Roger Mahony Stripped Of Duties in Unprecedented Punishment By L.A. Archdiocese

Culture

In 2002, the Boston Globe began investigating sexual abuse by priests in the Catholic Church. The coverage immediately took off, and media sources discovered that there was an international movement of priests “shuffled” from diocese to diocese, allowing them to continue to practice even after allegations of sexual abuse occurred in the community in which they previously served. U.S. cardinals, such as Los Angeles archbishop Roger Mahony were implicated in the cover up of this abuse, yet few faced consequences that stripped them of their power or title. 

Hours after Mahony resigned this week, he was stripped of his duties by his successor, Jose Gomez, explicitly for his role in the cover-up of these crimes, two weeks after the church was required to provide personnel records showing Mahoney’s involvement. 
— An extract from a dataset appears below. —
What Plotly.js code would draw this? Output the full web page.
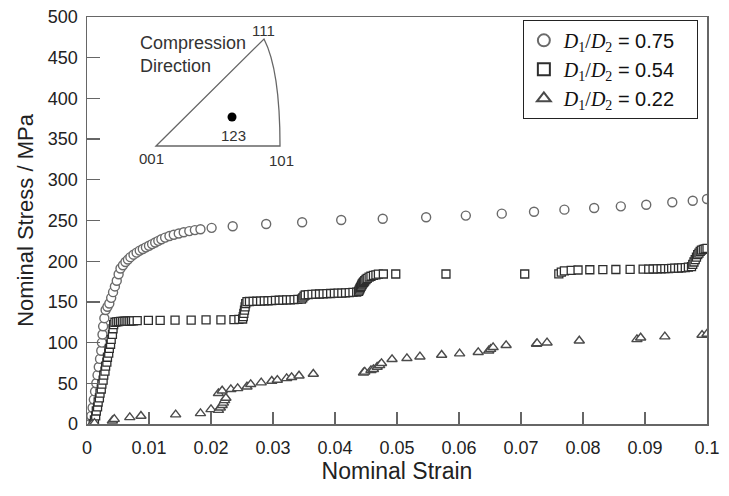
<!DOCTYPE html>
<html>
<head>
<meta charset="utf-8">
<script src="https://cdn.plot.ly/plotly-3.0.1.min.js"></script>
<style>html,body{margin:0;padding:0;background:#fff;}#chart{width:729px;height:496px;}</style>
</head>
<body>
<div id="chart"></div>
<script>
// Series D1/D2 = 0.75 (circles)
const strainA = [0.0005,0.0007,0.0009,0.0011,0.0013,0.0015,0.0017,0.0019,0.0021,0.0023,0.0024,0.0025,0.0026,0.0028,0.0030,0.0033,0.0036,0.0039,0.0042,0.0045,0.0048,0.0051,0.0054,0.0058,0.0062,0.0066,0.0070,0.0075,0.0080,0.0085,0.0090,0.0095,0.0100,0.0105,0.0110,0.0115,0.0120,0.0126,0.0133,0.0140,0.0148,0.0156,0.0165,0.0174,0.0183,0.0201,0.0235,0.0289,0.0347,0.0410,0.0477,0.0547,0.0611,0.0669,0.0721,0.0770,0.0818,0.0861,0.0902,0.0944,0.0977,0.1000];
const stressA = [0,10,20,30,40,50,60,70,80,90,100,110,120,130,140,144,148,155,162,169,176,184,191,195,199,202,205,208,210.5,213,215,217,219,221,223,225,227,229,231,232.5,234,235.5,237,238.2,239.2,241,243,245.7,247.8,250.6,252.2,254,256,258.4,260.8,263.3,265.4,267.4,269.4,272.4,274.3,276.4];

// Series D1/D2 = 0.54 (squares)
const strainB = [0.0010,0.0012,0.0014,0.0015,0.0017,0.0018,0.0020,0.0021,0.0023,0.0024,0.0026,0.0027,0.0029,0.0030,0.0032,0.0033,0.0035,0.0036,0.0038,0.0039,0.0041,0.0042,
  0.0043,0.0045,0.0048,0.0051,0.0054,0.0057,0.0060,0.0063,0.0066,0.0069,0.0072,0.0075,0.0081,0.0099,0.0118,0.0142,0.0168,0.0192,0.0216,0.0237,0.0245,0.0251,
  0.0252,0.0253,0.0254,0.0255,0.0256,0.0258,
  0.0262,0.0268,0.0274,0.0280,0.0286,0.0292,0.0298,0.0304,0.0310,0.0316,0.0322,0.0328,0.0334,0.0340,0.0346,
  0.0348,0.0350,0.0352,
  0.0357,0.0363,0.0369,0.0375,0.0381,0.0387,0.0393,0.0399,0.0405,0.0411,0.0417,0.0423,0.0429,0.0435,
  0.0438,0.0439,0.0440,0.0441,0.0442,0.0443,0.0444,0.0445,0.0446,0.0447,0.0448,0.0450,0.0452,0.0455,0.0458,0.0462,0.0466,0.0470,
  0.0478,0.0498,0.0579,0.0706,
  0.0761,0.0765,0.0770,0.0781,0.0792,0.0811,0.0832,0.0853,0.0876,0.0897,0.0906,0.0913,0.0920,0.0926,0.0932,0.0938,0.0943,0.0948,0.0954,0.0959,0.0965,0.0970,0.0975,
  0.0977,0.0979,0.0981,0.0983,0.0985,0.0987,0.0989,0.0991,0.0994,0.0997,0.1000];
const stressB = [0,5,10,16,21,27,32,38,43,49,54,60,65,71,76,82,87,93,98,104,110,117,
  122,125,125.5,125.8,126,126,126.2,126.3,126.4,126.5,126.6,126.8,127,127.2,127.3,127.5,127.6,127.8,128,128.2,128.5,129,
  132,136,140,144,148,150.3,
  150.5,150.6,150.8,151,151.2,151.4,151.6,151.8,152,152.2,152.4,152.6,152.8,153,153.5,
  155,157,158.5,
  159,159.3,159.5,159.7,159.9,160.1,160.3,160.5,160.7,160.9,161.1,161.3,161.6,162,
  163,164.5,166,167.5,169,170.5,172,173,174,175,176,177.5,179,180.5,181.5,182.5,183.3,184,
  184.3,184.3,184.3,184.3,
  184.5,186.5,188,188.8,189.2,189.5,189.7,189.8,190,190.2,190.3,190.4,190.6,190.7,190.8,191,191.2,191.4,191.6,191.8,192,192.6,193.3,
  196,199,202,205,208,210,212,213.5,214.5,215.2,215.8];

// Series D1/D2 = 0.22 (triangles)
const strainC = [0.0008,0.0012,0.0041,0.0044,0.0069,0.0087,0.0143,0.0183,0.0200,0.0212,0.0215,0.0218,0.0220,0.0222,0.0224,0.0212,0.0218,0.0232,0.0243,0.0258,0.0264,0.0281,0.0298,0.0307,0.0322,0.0330,0.0342,0.0365,0.0446,0.0448,0.0458,0.0462,0.0468,0.0472,0.0475,0.0492,0.0516,0.0537,0.0572,0.0601,0.0631,0.0648,0.0651,0.0655,0.0676,0.0725,0.0726,0.0742,0.0794,0.0887,0.0893,0.0932,0.0992,0.1000];
const stressC = [0,1,4,6,8.2,9.8,11.5,13.1,18,17,20,23,26,29,32,37.7,40.9,42.6,43.8,45.8,48.8,50.8,52.8,54,56.1,57.4,59.3,61.4,63,64,66,67.2,70,72,74.6,79.5,80.7,82.7,84.8,86.4,88.1,90,92,94.2,96.7,98.3,99.1,99.9,102.3,104,106,107.3,109.3,110.6];

const ratioLabel = '<span style="font-family:\'Liberation Serif\',serif"><i>D</i><sub>1</sub>/<i>D</i><sub>2</sub></span>';
const ratioValues = ['0.75', '0.54', '0.22'];
const seriesNames = ratioValues.map(v => ratioLabel + ' = ' + v + '&nbsp;&nbsp;&nbsp;');
const xTickVals = [0,0.01,0.02,0.03,0.04,0.05,0.06,0.07,0.08,0.09,0.1];
const xTickText = ['0','0.01','0.02','0.03','0.04','0.05','0.06','0.07','0.08','0.09','0.1'];
const yTickVals = [0,50,100,150,200,250,300,350,400,450,500];

const traces = [
  {x: strainA, y: stressA, name: seriesNames[0], type: 'scatter', mode: 'markers', legendgroup: 'a',
   marker: {symbol: 'circle', size: 9, color: '#ffffff', line: {color: '#6a6a6a', width: 1.4}}},
  {x: strainB, y: stressB, name: seriesNames[1], type: 'scatter', mode: 'markers', legendgroup: 'b',
   marker: {symbol: 'square', size: 8, color: '#ffffff', line: {color: '#2e2e2e', width: 1.3}}},
  {x: strainC, y: stressC, name: seriesNames[2], type: 'scatter', mode: 'markers', legendgroup: 'c',
   marker: {symbol: 'triangle-up', size: 9, color: '#ffffff', line: {color: '#4a4a4a', width: 1.4}}}
];

const inkText = '#333333';
const layout = {
  width: 729, height: 496,
  margin: {l: 87, r: 22, t: 17, b: 72},
  paper_bgcolor: '#ffffff', plot_bgcolor: '#ffffff',
  font: {family: 'Liberation Sans, Arial, sans-serif', color: '#222222', size: 18},
  showlegend: true,
  legend: {x: 0.703, y: 0.993, xanchor: 'left', yanchor: 'top', bgcolor: '#ffffff',
    bordercolor: '#222222', borderwidth: 1, font: {size: 20, color: '#111111'},
    traceorder: 'grouped', tracegroupgap: 0, itemwidth: 30, itemsizing: 'constant'},
  xaxis: {range: [0, 0.1], tickvals: xTickVals, ticktext: xTickText, ticks: 'inside', ticklen: 12,
    tickcolor: '#666666', tickwidth: 1.3, showline: true, linecolor: '#666666', linewidth: 1.5, mirror: true,
    showgrid: false, zeroline: false, ticklabelstandoff: 7,
    tickfont: {size: 18, color: '#222222'},
    title: {text: 'Nominal Strain', font: {size: 23, color: '#222222'}, standoff: 0}},
  yaxis: {range: [0, 500], tickvals: yTickVals, ticks: 'inside', ticklen: 13,
    tickcolor: '#666666', tickwidth: 1.3, showline: true, linecolor: '#666666', linewidth: 1.5, mirror: true,
    showgrid: false, zeroline: false, ticklabelstandoff: 4,
    tickfont: {size: 18, color: '#222222'},
    title: {text: 'Nominal Stress / MPa', font: {size: 22, color: '#222222'}, standoff: 8}},
  shapes: [
    {type: 'path', xref: 'x', yref: 'y',
     path: 'M 0.01113,341.5 L 0.02855,473 Q 0.03113,434.9 0.03113,341.5 Z',
     line: {color: '#666666', width: 1.3}, fillcolor: 'rgba(0,0,0,0)'},
    {type: 'circle', xref: 'x', yref: 'y', xsizemode: 'pixel', ysizemode: 'pixel',
     xanchor: 0.02339, yanchor: 377.1, x0: -4.5, x1: 4.5, y0: -4.5, y1: 4.5,
     fillcolor: '#000000', line: {color: '#000000', width: 0}}
  ],
  annotations: [
    {xref: 'x', yref: 'y', x: 0.00823, y: 454.5, xanchor: 'left', yanchor: 'middle', align: 'left',
     text: 'Compression<br>Direction', showarrow: false, font: {size: 18, color: inkText}},
    {xref: 'x', yref: 'y', x: 0.02844, y: 484, text: '111', showarrow: false, font: {size: 15, color: inkText}},
    {xref: 'x', yref: 'y', x: 0.0236, y: 355, text: '123', showarrow: false, font: {size: 15, color: inkText}},
    {xref: 'x', yref: 'y', x: 0.01043, y: 325.6, text: '001', showarrow: false, font: {size: 15, color: inkText}},
    {xref: 'x', yref: 'y', x: 0.0314, y: 324.3, text: '101', showarrow: false, font: {size: 15, color: inkText}}
  ]
};

Plotly.newPlot('chart', traces, layout, {staticPlot: true, displayModeBar: false});
</script>
</body>
</html>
"It's quite extraordinary. I don't think anything like this has happened before," Reverend Thomas Reese told the AP. "It's showing that there are consequences now to mismanaging the sex abuse crisis."

But how significant are these consequences truly? After more than 50 years of minimal repercussions for those involved in the Catholic Church’s sex abuse scandal and the subsequent protection of those implicated, this act does not hold Mahony accountable for the damage he did in allowing priests who sexually abused children to continue to practice without culpability.

The consequences seem especially light when compared to the Church’s recent excommunication of Father Roy Bourgeois for daring to ordain women as priests.  Mahony, in comparison, will remain a priest in good standing, simply removed from his more prestigious duties. The priorities here seem skewed, and as of the National Catholic Reporter argues, not representative of true Catholic ideals. Such contradictory stances, NCR contends, brings to light the “terrible disarray” of the Vatican today. 

The Catholic Church exists in a particularly elusive legal category. The Center for Constitutional Rights and the Survivor Network of those Abused by Priests (SNAP) filed a case against the Vatican in the International Criminal Court, but there are few national legal avenues for prosecuting the entirety of the organization. Gomez’s act was symbolically important, but in terms of legal action against Mahony or the organization of the Catholic Church itself, it has less weight. 

It is somewhat of a relief to see powerful members of the Catholic Church using their expansive power to penalize those who have perpetuated the tacit acceptance of sexual abuse for so long. For the victims of these acts, and for the future of the organization of the Catholic Church, this act is only the first step towards justice.